L'approche IS-LM voit l'analyse de Keynes comme un cas particulier que Walras n'aurait pas pris en compte, mais qui pourrait être incorporé dans la théorie néo-classique. La théorie de la synthèse fait ainsi le pont entre deux mouvements a priori opposés. L'article de Hicks est d'ailleurs le point de départ de ce courant d'interprétation de Keynes : le courant dit de la "synthèse néoclassique". Ce courant part du modèle IS-LM mais comprend bien d'autres éléments : le multiplicateur, par exemple. Il a été très présent et même dominant aux Etats-Unis puisqu'il a servi de bases aux politiques économiques dites keynésiennes des années 1960-1970. Aujourd'hui encore, le modèle IS-LM est un pilier pédagogique important et il sert parfois encore aux économistes. Paul Krugman fonde son analyse de la situation japonaise à la fin des années 1990 sur le concept de trappe à liquidité et sur le modèle IS-LM.

Le modèle ISLM est-il encore un outil d'analyse pertinent ?

Un des plus célèbres néo-keynésiens actuels, G. Mankiw a listé les éléments constitutifs, selon lui, du néo-keynésianisme ; il présente les articles de foi de ce courant par référence à ce qu'il appelle le "keynésianisme douteux". C'est une attaque en règle contre la logique du modèle IS-LM ; ce dernier "fait plus de mal que de bien".

D'une part, des éléments centraux de l'analyse économique moderne en sont absents : liens avec la microéconomie, force de rappel que constitue le taux de chômage naturel, rôle du banquier central. D'autre part, ce modèle repose implicitement sur l'idée (keynésienne) d'un primat de la politique budgétaire sur la politique monétaire (le budget comme instrument de stabilisation par excellence). Or, les valeurs estimées aujourd'hui pour les multiplicateurs budgétaires sont très faibles et de nombreuses avancées de la science économique depuis les années 1970 ont montré les dangers qu'il y a à considérer la politique budgétaire comme plus efficace que la politique monétaire. Enfin, il faut rappeler que le cadre originel de ce modèle est très étroit : économie fermée (il faudra attendre le modèle de Mundell-Fleming et ses dérivés pour une extension), court terme (les prix sont fixes)… et hypothèse de bienveillance des autorités (pas de cycle politico-économique, par exemple).
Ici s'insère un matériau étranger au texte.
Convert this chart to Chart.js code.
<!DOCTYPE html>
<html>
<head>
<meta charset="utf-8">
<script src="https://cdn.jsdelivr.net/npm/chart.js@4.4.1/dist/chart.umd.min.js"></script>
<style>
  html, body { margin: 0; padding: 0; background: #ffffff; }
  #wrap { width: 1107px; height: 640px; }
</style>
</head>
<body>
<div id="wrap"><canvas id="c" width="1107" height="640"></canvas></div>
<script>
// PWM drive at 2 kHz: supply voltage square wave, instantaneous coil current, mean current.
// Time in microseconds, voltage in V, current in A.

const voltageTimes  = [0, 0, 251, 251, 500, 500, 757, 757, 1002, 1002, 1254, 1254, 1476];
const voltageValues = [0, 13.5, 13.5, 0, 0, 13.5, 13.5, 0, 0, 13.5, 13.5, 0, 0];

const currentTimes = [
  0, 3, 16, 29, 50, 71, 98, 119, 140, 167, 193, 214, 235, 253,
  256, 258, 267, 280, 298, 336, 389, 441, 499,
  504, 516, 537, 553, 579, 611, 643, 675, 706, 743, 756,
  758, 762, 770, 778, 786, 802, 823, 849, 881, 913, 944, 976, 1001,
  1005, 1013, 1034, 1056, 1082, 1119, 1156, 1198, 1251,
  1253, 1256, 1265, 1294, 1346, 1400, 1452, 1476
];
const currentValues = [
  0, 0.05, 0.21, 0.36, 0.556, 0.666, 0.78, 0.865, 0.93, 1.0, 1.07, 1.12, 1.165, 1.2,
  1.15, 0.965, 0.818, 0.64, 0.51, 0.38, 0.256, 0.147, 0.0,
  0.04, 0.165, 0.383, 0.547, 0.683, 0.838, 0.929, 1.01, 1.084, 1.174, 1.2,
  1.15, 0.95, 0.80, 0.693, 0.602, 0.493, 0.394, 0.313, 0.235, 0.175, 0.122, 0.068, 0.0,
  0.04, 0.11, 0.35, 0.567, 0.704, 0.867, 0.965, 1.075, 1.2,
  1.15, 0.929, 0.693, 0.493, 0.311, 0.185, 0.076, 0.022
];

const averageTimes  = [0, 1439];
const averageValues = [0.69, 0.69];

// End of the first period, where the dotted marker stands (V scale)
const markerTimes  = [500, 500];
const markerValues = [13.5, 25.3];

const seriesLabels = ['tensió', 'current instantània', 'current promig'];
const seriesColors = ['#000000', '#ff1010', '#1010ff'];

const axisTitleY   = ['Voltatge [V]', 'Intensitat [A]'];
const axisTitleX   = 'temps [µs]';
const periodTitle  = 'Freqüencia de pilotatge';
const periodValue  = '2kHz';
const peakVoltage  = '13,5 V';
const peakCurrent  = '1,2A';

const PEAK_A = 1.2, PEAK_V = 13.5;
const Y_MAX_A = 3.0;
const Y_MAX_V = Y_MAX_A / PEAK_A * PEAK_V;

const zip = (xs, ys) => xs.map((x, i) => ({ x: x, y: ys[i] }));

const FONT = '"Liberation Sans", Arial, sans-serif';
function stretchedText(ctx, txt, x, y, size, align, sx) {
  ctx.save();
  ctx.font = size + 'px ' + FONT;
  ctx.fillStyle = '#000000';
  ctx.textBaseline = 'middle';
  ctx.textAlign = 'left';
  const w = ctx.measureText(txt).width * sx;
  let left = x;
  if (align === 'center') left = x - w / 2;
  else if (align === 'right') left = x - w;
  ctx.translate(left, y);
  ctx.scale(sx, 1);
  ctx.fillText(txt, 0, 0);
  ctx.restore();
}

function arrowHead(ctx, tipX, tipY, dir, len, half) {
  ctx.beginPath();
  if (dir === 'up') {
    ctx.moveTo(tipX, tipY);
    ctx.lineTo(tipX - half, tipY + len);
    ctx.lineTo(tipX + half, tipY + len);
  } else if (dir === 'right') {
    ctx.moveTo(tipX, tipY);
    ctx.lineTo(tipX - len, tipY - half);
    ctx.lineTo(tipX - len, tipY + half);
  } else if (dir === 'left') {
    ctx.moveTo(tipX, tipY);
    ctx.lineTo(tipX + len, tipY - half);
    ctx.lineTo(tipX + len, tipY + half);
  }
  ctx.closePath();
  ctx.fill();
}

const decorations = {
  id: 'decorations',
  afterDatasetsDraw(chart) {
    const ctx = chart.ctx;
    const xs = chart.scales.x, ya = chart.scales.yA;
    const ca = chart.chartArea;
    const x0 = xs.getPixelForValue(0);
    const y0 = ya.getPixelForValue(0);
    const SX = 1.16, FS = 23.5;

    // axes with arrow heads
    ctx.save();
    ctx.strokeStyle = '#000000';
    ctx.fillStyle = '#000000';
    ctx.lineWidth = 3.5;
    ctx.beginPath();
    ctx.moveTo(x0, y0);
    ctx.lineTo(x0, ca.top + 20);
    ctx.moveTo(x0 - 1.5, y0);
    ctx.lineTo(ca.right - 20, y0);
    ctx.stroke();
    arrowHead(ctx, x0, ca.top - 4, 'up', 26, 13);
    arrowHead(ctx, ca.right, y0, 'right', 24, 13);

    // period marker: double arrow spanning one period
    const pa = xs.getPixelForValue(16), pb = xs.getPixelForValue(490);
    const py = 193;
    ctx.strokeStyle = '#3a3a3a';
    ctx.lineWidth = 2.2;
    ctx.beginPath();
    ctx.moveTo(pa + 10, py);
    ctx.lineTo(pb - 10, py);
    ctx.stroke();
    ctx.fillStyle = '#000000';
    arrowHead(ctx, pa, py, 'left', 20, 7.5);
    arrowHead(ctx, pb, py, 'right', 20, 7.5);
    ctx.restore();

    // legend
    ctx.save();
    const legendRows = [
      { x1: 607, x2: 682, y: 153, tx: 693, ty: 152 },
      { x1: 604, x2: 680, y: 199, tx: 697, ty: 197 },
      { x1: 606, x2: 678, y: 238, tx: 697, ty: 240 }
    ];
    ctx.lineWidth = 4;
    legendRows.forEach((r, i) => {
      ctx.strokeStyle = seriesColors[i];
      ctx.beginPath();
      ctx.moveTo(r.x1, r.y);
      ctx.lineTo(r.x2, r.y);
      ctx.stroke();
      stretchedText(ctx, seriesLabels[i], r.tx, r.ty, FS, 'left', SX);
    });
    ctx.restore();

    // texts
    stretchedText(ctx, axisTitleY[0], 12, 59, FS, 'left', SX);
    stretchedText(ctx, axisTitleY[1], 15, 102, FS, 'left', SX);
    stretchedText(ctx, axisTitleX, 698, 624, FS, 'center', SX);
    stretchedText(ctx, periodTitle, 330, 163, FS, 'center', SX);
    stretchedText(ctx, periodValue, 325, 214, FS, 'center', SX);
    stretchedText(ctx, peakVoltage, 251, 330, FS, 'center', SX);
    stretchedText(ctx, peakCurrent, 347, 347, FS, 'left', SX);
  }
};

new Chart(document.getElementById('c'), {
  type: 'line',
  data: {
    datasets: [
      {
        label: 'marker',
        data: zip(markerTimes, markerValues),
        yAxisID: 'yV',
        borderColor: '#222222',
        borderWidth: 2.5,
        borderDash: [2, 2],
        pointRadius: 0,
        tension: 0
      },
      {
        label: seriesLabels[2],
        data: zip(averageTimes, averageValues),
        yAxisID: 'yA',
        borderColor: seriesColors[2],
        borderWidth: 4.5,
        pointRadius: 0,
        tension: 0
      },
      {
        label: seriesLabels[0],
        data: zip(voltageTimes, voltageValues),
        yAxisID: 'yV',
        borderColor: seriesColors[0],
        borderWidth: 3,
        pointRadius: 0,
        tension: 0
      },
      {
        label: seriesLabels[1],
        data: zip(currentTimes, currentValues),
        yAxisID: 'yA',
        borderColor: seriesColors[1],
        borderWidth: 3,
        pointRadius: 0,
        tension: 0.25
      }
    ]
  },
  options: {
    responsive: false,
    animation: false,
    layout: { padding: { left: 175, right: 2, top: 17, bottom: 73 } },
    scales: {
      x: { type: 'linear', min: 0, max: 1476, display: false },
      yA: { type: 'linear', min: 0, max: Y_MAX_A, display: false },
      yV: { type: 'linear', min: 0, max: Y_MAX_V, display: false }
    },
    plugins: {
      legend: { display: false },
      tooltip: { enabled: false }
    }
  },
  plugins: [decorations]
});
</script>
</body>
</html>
IS-LM date d'une période antérieure à l'"ère du soupçon", antérieure à l'école du Public Choice par exemple, où l'on accordait toute confiance aux politiques pour "régler finement" la conjoncture dans le sens de l'intérêt général. La plupart des praticiens de l économie ne partagent plus cette vision optimiste.

Conclusion

Le modèle IS-LM vise à donner une représentation synthétique du jeu d'interactions entre les trois grands marchés ; sa force vient de ce qu'il permet de présenter sur un seul graphique en deux dimensions le résultat de l'interaction entre "l'économie réelle" et "l'économie monétaire" : biens, revenus tirés du travail et capitaux. Cet aspect synthétique fait à la fois son attrait et ses limites. C'est un instrument commode d'illustration ex-post à des fins pédagogiques, mais il se prête mal à des simulations opérationnelles quantifiées, ex-ante, en vue d'arrêter des mesures de politique économique. Par ailleurs, il est très incomplet et offre sans doute aux débutants en économie une représentation biaisée dans le sens de préconisations de politiques économiques particulières, interventionnistes.